Quinn writes with the precision of Joni Michell or the Mountain Goats, his exacting details giving the songs a depth and believability that’s relatable, though your own circumstances will no doubt be different. Opener “Thanks” is Quinn’s winning love letter to his partner, Emma, so specific he confesses to arachnophobia and bouts of crippling self-doubt above sequenced synths that blossom like love itself. “Simple” is a heartfelt ballad of hoping to provide for someone who once did their best to provide for you—in Quinn’s case, his mother; he puts you in a motel room with her, down on her cash and luck but still trying to match anklets to toe rings above “those nice jeans.” You pull for her, for them. You pull for her, for them. There’s the sweetly winning “Kids,” a wishlist for future progeny that includes cooking, rollerblading, forgiveness, and gratitude. You’ll recognize bits of your life here, because Quinn is so candid about his.

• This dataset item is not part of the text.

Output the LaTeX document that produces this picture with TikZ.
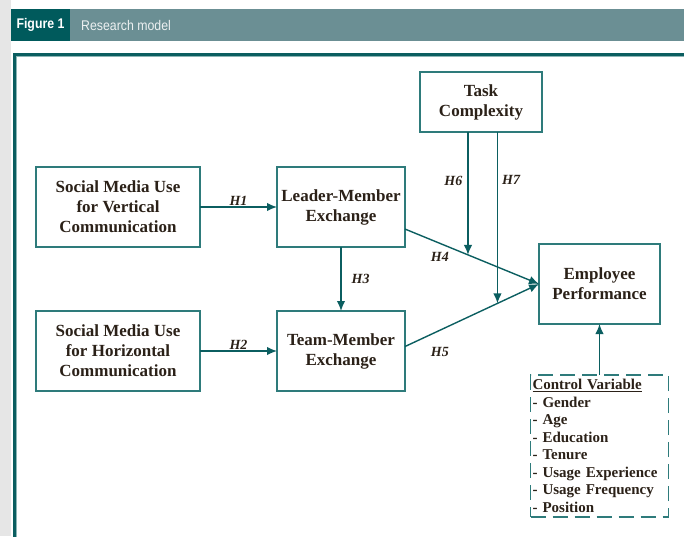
\documentclass[tikz,border=0pt]{standalone}
\usepackage{fontspec}
\setmainfont{Liberation Serif}
\newfontfamily\barfont{Liberation Sans}
\usepackage{xcolor}
\usepackage{tikz}
\usetikzlibrary{positioning, arrows.meta, calc}

\definecolor{tealline}{HTML}{2E7B7B}
\definecolor{tealdark}{HTML}{0B5E60}
\definecolor{barlight}{HTML}{6B8F94}
\definecolor{bardark}{HTML}{005A5C}
\definecolor{txtdark}{HTML}{2B2118}
\definecolor{pagegray}{HTML}{E6E6E6}

\begin{document}
\begin{tikzpicture}[x=1pt, y=-1pt, node distance=64pt,
  var/.style={rectangle, draw=tealline, line width=1.4pt, fill=white, text=txtdark, align=center, minimum height=80pt, inner sep=2pt, outer sep=0pt, font=\fontsize{17}{20}\selectfont\bfseries},
  hyp/.style={text=txtdark, inner sep=1pt, font=\fontsize{14}{16}\selectfont\bfseries\itshape},
  ctrlbox/.style={rectangle, draw=tealline, line width=1.7pt, dash pattern=on 15pt off 7pt, text=txtdark, align=left, text width=134pt, inner sep=2pt, outer sep=0pt, minimum height=142pt, font=\fontsize{15}{17.5}\selectfont\bfseries},
  arrow/.style={-{Latex[length=10pt,width=8.5pt]}, line width=1.4pt, draw=tealdark},
  bartext/.style={text=white, inner sep=0pt, xscale=0.88, font=\barfont\fontsize{14}{16}\selectfont}
]
  % page, title bar and frame
  \useasboundingbox (0,0) rectangle (684,536);
  \fill[pagegray] (0,0) rectangle (11,536);
  \fill[barlight] (11,9) rectangle (684,41);
  \fill[bardark] (11,9) rectangle (70,41);
  \node[bartext, font=\barfont\bfseries\fontsize{14}{16}\selectfont] (fignum) at (40.5,25) {Figure 1};
  \node[bartext, text=white!88!barlight, anchor=west] (figcap) at (81,25) {Research model};
  \draw[tealdark, line width=3pt, line join=miter] (686,54) -- (14,54) -- (14,540);
  \draw[tealline!55, line width=0.8pt] (686,56.3) -- (16.3,56.3) -- (16.3,540);

  % constructs
  \node[var, minimum width=164pt] (smv) at (118,207) {Social Media Use\\for Vertical\\Communication};
  \node[var, minimum width=128pt, right=77pt of smv] (lmx) {Leader-Member\\Exchange};
  \node[var, minimum width=164pt, below=of smv] (smh) {Social Media Use\\for Horizontal\\Communication};
  \node[var, minimum width=128pt, below=of lmx] (tmx) {Team-Member\\Exchange};
  \node[var, minimum width=122pt, minimum height=60pt, above right=35pt and 15pt of lmx] (task) {Task\\Complexity};
  \node[var, minimum width=121pt] (ep) at (599.5,284) {Employee\\Performance};
  \node[ctrlbox, below=51pt of ep] (ctrl) {\underline{Control Variable}\\- Gender\\- Age\\- Education\\- Tenure\\- Usage Experience\\- Usage Frequency\\- Position};

  % hypotheses
  \draw[arrow] (smv) -- node[hyp, above] {H1} (lmx);
  \draw[arrow] (smh) -- node[hyp, above] {H2} (tmx);
  \draw[arrow] (lmx) -- node[hyp, right=9pt] {H3} (tmx);
  \draw[arrow] (lmx.-19) -- node[hyp, pos=0.26, below=7pt] {H4} coordinate[pos=0.47] (m4) (ep.west);
  \draw[arrow] (tmx.4) -- node[hyp, pos=0.26, below=15pt] {H5} coordinate[pos=0.69] (m5) (ep.west);
  \draw[arrow] (task.south -| m4) -- node[hyp, pos=0.4, left=4pt] {H6} (m4);
  \draw[arrow] (task.south -| m5) -- node[hyp, pos=0.28, right=3pt] {H7} (m5);
  \draw[arrow] (ctrl) -- (ep);
\end{tikzpicture}
\end{document}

Quinn first emerged in the national spotlight in 2019, when he won NPR’s coveted Tiny Desk Contest with “Erase Me,” the glorious culmination of Write Your Name in Pink. It is a song about his transition, sure, but it is also a frank examination of the complications of identities, of the privilege that can simply come through new pronouns. For Quinn, though, they are somewhat arbitrary, anyway; now that he’s seen as “he,” he is more comfortable with his femininity, into the dawning feeling that men can write their names in pink, too. These 11 new songs bear out a deeper premise of “Erase Me”—that is, we’re never done becoming who we are going to be, even when the world wants to reduce us into who it thinks we already are, like a trans Native songwriter from Alaska. “I don’t know who I am,” Quinn sings guiltlessly during the weightless chorus of “Bubblegum,” a life-so-far chronicle of errors, obsessions, and achievements. Doesn’t it feel good to admit that none of us know that, either, let alone what we might become?